My instinct is there's something there, and that Liverpool should stick with him and thus should give him the appropriate financial backing in January. This is a squad that badly needs strengthening, a statement that up there with 'Luis Suarez - he's a bit of a room-splitter, isn't he?' in the 'Well duh' stakes.
There are, however, three relatively simple things that Rodgers can do at Liverpool, one of which is easy, one requires a bit of imagination and the other one requires some balls.
- The Easy One: Give Raheem Sterling a rest. Clearly a hugely talented prospect, the lad is only just 18 and has started every league game since August 26. He looked weary against Villa, and it's hardly a surprise given his age. He has been thrust into the Liverpool first team through circumstance, since the alternatives are not good enough. By playing him every week, Rodgers is risking running Sterling into the ground, and arguably even weakening the club's own negotiating position with his new contract. The more games he plays, the more important he is to Liverpool, and the more his agent can demand from the club. Obviously, resting Sterling will be easier should new players be bought in January. Which leads us to...

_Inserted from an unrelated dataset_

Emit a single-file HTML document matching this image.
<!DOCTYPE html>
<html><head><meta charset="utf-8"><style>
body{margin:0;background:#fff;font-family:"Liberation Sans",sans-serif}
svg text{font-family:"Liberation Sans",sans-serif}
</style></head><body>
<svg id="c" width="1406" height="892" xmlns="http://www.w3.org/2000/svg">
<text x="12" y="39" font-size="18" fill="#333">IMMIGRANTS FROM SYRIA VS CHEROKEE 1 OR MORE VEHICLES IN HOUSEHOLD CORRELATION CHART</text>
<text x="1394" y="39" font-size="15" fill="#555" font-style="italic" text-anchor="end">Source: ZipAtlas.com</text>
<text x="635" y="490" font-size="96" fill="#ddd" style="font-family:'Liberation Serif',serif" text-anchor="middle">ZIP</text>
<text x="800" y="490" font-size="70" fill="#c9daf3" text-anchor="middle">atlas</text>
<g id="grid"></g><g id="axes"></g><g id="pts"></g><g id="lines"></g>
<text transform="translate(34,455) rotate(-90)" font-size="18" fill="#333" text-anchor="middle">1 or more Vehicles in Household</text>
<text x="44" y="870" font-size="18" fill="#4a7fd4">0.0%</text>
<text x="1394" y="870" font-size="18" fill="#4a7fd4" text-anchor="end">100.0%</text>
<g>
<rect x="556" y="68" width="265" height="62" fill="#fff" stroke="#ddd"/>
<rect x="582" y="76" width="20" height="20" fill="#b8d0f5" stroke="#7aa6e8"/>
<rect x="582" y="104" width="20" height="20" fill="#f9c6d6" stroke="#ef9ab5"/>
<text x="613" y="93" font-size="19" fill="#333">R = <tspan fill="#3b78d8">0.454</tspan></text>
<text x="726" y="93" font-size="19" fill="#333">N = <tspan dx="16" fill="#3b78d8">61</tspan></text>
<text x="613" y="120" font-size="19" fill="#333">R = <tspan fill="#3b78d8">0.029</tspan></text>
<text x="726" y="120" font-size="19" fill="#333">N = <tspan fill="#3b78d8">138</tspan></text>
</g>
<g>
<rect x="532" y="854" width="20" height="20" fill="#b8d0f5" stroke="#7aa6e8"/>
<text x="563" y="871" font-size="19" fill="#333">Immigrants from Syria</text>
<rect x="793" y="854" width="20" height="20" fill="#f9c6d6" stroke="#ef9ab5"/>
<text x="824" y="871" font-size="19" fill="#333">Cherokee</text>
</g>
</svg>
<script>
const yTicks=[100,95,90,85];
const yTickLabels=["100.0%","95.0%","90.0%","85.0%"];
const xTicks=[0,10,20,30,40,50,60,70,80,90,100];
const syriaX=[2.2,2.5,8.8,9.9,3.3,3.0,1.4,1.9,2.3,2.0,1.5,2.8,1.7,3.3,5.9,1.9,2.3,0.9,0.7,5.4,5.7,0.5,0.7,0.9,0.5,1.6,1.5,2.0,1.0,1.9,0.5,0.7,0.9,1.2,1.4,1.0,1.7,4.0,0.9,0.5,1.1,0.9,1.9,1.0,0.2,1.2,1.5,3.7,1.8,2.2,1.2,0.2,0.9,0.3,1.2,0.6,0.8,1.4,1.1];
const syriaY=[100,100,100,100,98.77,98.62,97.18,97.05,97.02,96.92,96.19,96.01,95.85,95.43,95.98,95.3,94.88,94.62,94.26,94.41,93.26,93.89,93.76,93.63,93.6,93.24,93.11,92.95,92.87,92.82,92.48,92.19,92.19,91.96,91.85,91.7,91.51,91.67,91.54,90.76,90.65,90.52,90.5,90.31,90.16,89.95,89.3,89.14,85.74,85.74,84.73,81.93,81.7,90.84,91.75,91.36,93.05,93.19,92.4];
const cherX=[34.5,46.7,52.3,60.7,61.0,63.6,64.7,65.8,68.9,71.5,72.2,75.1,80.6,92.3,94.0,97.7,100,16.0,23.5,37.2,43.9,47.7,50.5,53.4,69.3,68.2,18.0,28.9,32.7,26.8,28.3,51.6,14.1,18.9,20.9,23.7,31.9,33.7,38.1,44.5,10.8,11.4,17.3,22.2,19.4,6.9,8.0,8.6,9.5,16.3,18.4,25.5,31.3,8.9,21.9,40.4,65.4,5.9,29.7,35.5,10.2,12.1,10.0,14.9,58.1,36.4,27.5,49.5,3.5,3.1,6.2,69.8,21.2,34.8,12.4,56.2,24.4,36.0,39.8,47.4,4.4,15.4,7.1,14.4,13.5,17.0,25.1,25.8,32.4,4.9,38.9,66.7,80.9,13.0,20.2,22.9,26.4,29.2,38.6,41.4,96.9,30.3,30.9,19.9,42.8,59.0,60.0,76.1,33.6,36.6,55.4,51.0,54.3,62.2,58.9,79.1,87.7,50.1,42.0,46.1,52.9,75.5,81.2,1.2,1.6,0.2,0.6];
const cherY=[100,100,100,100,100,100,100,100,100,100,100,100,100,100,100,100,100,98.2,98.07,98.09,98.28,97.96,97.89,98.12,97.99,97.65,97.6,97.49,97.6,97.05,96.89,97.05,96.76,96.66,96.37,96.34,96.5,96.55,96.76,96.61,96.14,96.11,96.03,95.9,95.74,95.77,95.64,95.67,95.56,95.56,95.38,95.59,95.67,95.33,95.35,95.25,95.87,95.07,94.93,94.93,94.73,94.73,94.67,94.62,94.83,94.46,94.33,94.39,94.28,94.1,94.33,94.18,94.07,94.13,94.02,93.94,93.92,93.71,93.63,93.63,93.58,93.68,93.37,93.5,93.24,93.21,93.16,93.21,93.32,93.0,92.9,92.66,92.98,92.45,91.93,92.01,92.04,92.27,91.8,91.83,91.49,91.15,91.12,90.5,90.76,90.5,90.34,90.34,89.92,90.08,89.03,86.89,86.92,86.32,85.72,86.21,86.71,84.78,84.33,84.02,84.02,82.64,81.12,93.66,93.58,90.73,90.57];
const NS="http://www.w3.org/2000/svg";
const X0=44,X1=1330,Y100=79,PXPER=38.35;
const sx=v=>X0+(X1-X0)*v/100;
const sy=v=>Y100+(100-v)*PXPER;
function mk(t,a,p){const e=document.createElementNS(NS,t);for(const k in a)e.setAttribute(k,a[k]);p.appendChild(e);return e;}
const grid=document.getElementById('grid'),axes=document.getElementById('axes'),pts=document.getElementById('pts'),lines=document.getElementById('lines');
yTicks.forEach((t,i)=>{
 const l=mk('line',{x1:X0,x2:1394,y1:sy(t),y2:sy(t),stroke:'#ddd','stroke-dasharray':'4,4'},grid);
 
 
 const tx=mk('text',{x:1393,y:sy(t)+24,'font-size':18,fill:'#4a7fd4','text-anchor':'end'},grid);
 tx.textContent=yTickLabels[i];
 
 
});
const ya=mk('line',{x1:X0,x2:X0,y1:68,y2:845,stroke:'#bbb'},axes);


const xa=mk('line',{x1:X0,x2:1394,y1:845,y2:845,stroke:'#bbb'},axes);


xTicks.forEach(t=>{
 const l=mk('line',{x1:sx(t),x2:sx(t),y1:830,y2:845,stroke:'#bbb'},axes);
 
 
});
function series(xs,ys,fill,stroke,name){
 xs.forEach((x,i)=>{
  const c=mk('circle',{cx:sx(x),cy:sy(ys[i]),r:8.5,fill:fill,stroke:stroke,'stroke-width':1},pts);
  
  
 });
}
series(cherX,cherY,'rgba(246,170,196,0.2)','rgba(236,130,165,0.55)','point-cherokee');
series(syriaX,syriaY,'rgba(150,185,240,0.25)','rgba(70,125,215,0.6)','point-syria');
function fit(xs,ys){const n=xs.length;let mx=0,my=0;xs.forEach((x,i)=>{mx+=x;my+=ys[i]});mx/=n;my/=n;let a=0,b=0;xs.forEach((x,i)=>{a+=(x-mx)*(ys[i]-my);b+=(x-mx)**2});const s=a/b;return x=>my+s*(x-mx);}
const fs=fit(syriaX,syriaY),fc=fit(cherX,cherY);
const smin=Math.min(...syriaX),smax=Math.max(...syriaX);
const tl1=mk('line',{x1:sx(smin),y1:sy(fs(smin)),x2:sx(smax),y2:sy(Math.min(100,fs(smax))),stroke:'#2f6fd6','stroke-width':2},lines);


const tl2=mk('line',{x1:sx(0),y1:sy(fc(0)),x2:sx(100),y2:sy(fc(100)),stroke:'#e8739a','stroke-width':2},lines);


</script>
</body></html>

- The Imaginative One: Don't buy Daniel Sturridge. The word in most of the newspapers is that Sturridge and Thomas Ince are Liverpool's primary targets for the transfer window, for a combined fee of something like £18million. Ince is an exciting prospect and might be worth recruiting, even if it will look pretty brainless to pay £4-6million for a player they let leave for pocket change last year. Sturridge however, will cost at least £12million to buy, will cost more in wages, will demand he plays through the middle and will bring a beefy ego. And, frankly, he isn't that good. The standard line about Sturridge is that if he was half as good as he thinks he is, he'd be twice as good as he actually is. Liverpool are a club a budget, and spending a lot on a young English forward when there might be better/cheaper alternatives sounds awfully familiar.

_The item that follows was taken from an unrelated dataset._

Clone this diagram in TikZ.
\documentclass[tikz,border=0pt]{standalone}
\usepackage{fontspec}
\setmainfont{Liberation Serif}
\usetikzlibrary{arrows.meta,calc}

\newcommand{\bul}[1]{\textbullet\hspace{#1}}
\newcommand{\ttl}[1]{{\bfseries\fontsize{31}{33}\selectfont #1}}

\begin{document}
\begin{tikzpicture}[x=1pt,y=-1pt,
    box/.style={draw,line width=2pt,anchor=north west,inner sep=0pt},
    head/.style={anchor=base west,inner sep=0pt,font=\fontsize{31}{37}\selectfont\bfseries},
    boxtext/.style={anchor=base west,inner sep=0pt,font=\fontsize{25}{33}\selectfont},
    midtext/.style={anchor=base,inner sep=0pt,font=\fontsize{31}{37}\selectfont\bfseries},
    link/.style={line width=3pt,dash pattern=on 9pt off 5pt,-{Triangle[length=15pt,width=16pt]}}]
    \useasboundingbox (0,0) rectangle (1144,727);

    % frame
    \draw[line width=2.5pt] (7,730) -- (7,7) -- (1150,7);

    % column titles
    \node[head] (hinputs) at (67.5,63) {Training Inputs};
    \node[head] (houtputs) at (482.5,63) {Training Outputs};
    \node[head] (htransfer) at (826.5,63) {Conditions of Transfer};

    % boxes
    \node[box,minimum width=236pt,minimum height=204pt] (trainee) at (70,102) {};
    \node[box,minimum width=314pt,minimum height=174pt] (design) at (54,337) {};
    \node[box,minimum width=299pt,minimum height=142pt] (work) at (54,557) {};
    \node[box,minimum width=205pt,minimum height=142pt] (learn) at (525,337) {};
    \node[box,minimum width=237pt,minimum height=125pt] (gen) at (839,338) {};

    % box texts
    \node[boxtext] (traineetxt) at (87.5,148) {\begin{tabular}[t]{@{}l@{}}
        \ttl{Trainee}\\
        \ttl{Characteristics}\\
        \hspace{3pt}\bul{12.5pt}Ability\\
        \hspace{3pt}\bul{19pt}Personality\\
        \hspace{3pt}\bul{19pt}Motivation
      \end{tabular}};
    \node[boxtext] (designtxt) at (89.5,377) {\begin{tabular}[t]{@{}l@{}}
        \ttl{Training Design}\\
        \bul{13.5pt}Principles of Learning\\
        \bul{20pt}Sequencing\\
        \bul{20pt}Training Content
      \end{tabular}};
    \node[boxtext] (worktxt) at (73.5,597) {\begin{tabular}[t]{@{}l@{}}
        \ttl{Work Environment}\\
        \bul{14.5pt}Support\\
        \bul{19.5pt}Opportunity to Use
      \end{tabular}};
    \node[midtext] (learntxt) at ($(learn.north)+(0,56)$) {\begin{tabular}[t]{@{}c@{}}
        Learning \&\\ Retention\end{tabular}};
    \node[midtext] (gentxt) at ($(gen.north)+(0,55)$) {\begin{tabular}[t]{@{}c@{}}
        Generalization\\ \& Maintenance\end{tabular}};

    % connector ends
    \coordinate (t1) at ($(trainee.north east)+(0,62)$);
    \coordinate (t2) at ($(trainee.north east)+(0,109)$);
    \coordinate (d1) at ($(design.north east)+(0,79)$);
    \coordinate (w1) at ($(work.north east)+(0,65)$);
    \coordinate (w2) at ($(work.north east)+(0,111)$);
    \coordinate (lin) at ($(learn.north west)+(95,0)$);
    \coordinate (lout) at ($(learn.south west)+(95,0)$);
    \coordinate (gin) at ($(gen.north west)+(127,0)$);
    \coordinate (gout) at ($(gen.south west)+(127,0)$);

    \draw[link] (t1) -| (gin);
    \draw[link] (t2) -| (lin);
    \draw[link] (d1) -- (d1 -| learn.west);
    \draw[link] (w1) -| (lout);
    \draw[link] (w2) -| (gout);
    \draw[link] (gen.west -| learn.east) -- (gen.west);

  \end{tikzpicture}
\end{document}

So if Liverpool need a striker, and Sturridge isn't that man, who should it be? This is where the imagination comes in. Sarah Winterburn wrote a couple of weeks ago that January is a better time to find value than many would have you believe, with Nikica Jelavic, Papiss Cisse and Pavel Pogrebnyak delivering 34 goals between them after their clubs paid a total of around £13million in January last season. Scouting for Liverpool strikers isn't the job of F365, but so far this season Burak Yilmaz has 15 goals for Galatasaray, Wilfried Bony 15 for Vitesse Arnhem and Jackson Martinez has 14 for Porto. This is not to say these players are guaranteed to be better than Sturridge, or that Liverpool should buy one of these players or that they'd even want to come, but it is just to illustrate that there are alternatives out there. It's up to Rodgers and his scouts to have a little imagination.

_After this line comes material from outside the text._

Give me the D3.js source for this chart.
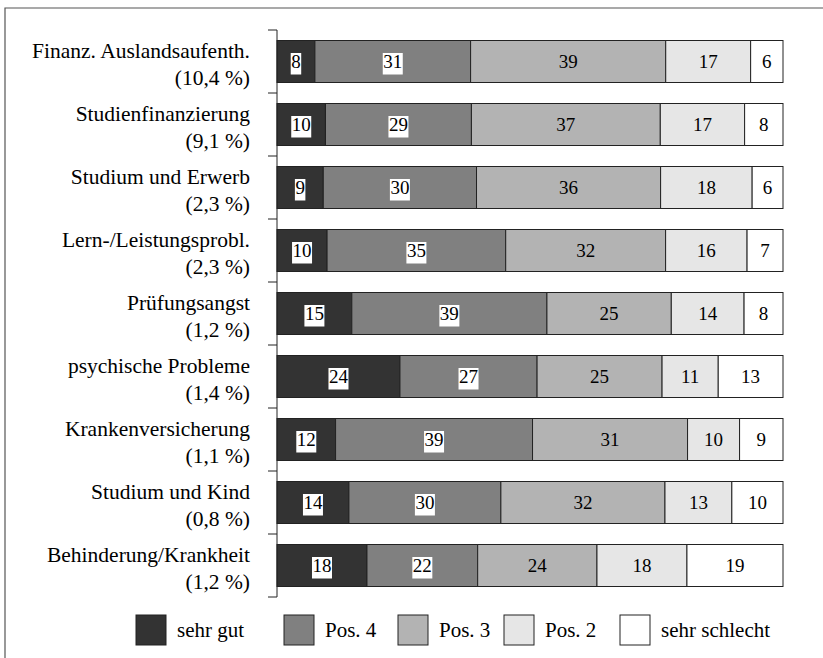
<!DOCTYPE html>
<html>
<head>
<meta charset="utf-8">
<script src="https://cdn.jsdelivr.net/npm/d3@7"></script>
<style>
  body { margin: 0; background: #fff; }
  text { font-family: "Liberation Serif", "Times New Roman", serif; fill: #000; }
</style>
</head>
<body>
<div id="chart"></div>
<script>
const WIDTH = 823;
const HEIGHT = 658;

// Kategorien und Anteile
const categories = ["Finanz. Auslandsaufenth.", "Studienfinanzierung", "Studium und Erwerb",
    "Lern-/Leistungsprobl.", "Prüfungsangst", "psychische Probleme", "Krankenversicherung",
    "Studium und Kind", "Behinderung/Krankheit"];
const shares = ["10,4 %", "9,1 %", "2,3 %", "2,3 %", "1,2 %", "1,4 %", "1,1 %", "0,8 %", "1,2 %"];

const seriesNames = ["sehr gut", "Pos. 4", "Pos. 3", "Pos. 2", "sehr schlecht"];
const sehrGut      = [7.5, 9.6, 9.15, 9.9, 14.8, 24.3, 11.6, 14.2, 17.8];
const pos4         = [30.8, 28.9, 30.3, 35.3, 38.6, 27.1, 39.0, 30.0, 21.9];
const pos3         = [38.6, 37.4, 36.4, 31.6, 24.6, 24.7, 30.7, 32.4, 23.6];
const pos2         = [16.8, 16.7, 18.1, 16.1, 14.4, 11.1, 10.3, 13.2, 17.8];
const sehrSchlecht = [6.4, 7.6, 6.1, 7.1, 7.7, 12.8, 8.6, 10.1, 19.0];

const colors = ["#333333", "#808080", "#b3b3b3", "#e6e6e6", "#ffffff"];

const seriesValues = [sehrGut, pos4, pos3, pos2, sehrSchlecht];
const table = categories.map((c, i) => {
    const row = { category: c };
    seriesNames.forEach((s, j) => row[s] = seriesValues[j][i]);
    return row;
});

const svg = d3.select("#chart")
    .append("svg")
    .attr("width", WIDTH)
    .attr("height", HEIGHT);

// Rahmen (oben und links)
svg.append("path")
    .attr("d", `M5,${HEIGHT} V8 H${WIDTH}`)
    .attr("fill", "none")
    .attr("stroke", "#555")
    .attr("stroke-width", 1.2);

const x = d3.scaleLinear().domain([0, 1]).range([277, 783]);
const y = d3.scaleBand()
    .domain(categories)
    .range([30, 597])
    .paddingInner(1 / 3)
    .paddingOuter(1 / 6);

const stacked = d3.stack().keys(seriesNames).offset(d3.stackOffsetExpand)(table);

const layers = svg.selectAll(".layer")
    .data(stacked)
    .enter().append("g")
    .attr("class", "layer");

layers.selectAll("rect")
    .data(d => d)
    .enter().append("rect")
    .attr("x", d => x(d[0]))
    .attr("y", d => y(d.data.category))
    .attr("width", d => x(d[1]) - x(d[0]))
    .attr("height", y.bandwidth())
    .attr("fill", function() { return colors[stacked.indexOf(d3.select(this.parentNode).datum())]; })
    .attr("stroke", "#222")
    .attr("stroke-width", 1);

// Werte in den Segmenten
layers.each(function(layer, j) {
    const g = d3.select(this);
    layer.forEach(d => {
        const cx = (x(d[0]) + x(d[1])) / 2;
        const cy = y(d.data.category) + y.bandwidth() / 2;
        const label = d3.format(".0f")(d.data[layer.key]);
        const bg = g.append("rect");
        const t = g.append("text")
            .attr("x", cx)
            .attr("y", cy + 6.5)
            .attr("text-anchor", "middle")
            .style("font-size", "19px")
            .text(label);
        if (j < 2) {
            const w = t.node().getComputedTextLength();
            bg.attr("x", cx - w / 2 - 0.5)
                .attr("y", cy - 8.5)
                .attr("width", w + 1)
                .attr("height", 21.5)
                .attr("fill", "#fff");
        } else {
            bg.remove();
        }
    });
});

// Achse mit Strichen an den Bandgrenzen
const bounds = d3.range(categories.length + 1)
    .map(i => y(categories[0]) - y.step() * y.paddingInner() / 2 + i * y.step());

svg.append("line")
    .attr("x1", x(0)).attr("x2", x(0))
    .attr("y1", bounds[0]).attr("y2", bounds[bounds.length - 1])
    .attr("stroke", "#222");

svg.selectAll(".tick")
    .data(bounds)
    .enter().append("line")
    .attr("class", "tick")
    .attr("x1", x(0) - 9).attr("x2", x(0))
    .attr("y1", d => d).attr("y2", d => d)
    .attr("stroke", "#222");

// Kategorienbeschriftung
const catLabels = svg.selectAll(".cat")
    .data(categories)
    .enter().append("text")
    .attr("class", "cat")
    .attr("text-anchor", "end")
    .style("font-size", "21.5px")
    .attr("transform", d => `translate(250,${y(d) + y.bandwidth() / 2})`);

catLabels.append("tspan").attr("x", 0).attr("y", -4).text(d => d);
catLabels.append("tspan").attr("x", 0).attr("y", 23).text((d, i) => `(${shares[i]})`);

// Legende
const legendX = [136, 284, 398, 504, 620];
const legend = svg.selectAll(".legend")
    .data(seriesNames)
    .enter().append("g")
    .attr("class", "legend")
    .attr("transform", (d, i) => `translate(${legendX[i]},615)`);

legend.append("rect")
    .attr("width", 30)
    .attr("height", 30)
    .attr("fill", (d, i) => colors[i])
    .attr("stroke", "#222");

legend.append("text")
    .attr("x", 41)
    .attr("y", 22)
    .style("font-size", "21px")
    .text(d => d);
</script>
</body>
</html>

- The Ballsy One: Don't pick Steven Gerrard in every game. The Liverpool captain has started every Premier League game this season (as well as four in the Europa League), and while it would be foolish to suggest he is done at 32, he is indisputably past his peak and has not done enough this season to merit automatic selection. If Rodgers believes Gerrard has deserved to be in every first eleven then fine - we shall have to disagree. However, if his decisions are being influenced by what he might believe to be a backlash from the fans, he should realise that dropping Gerrard would not be a universally unpopular decision at Anfield. It seems like Gerrard is being forced into every Liverpool side like an extra pair of shoes into an uncooperative suitcase. It need not be like this.
Rodgers might be the man to rebuild Liverpool. He might not. He needs time, but at the moment there are a few areas in which he is doing himself no favours.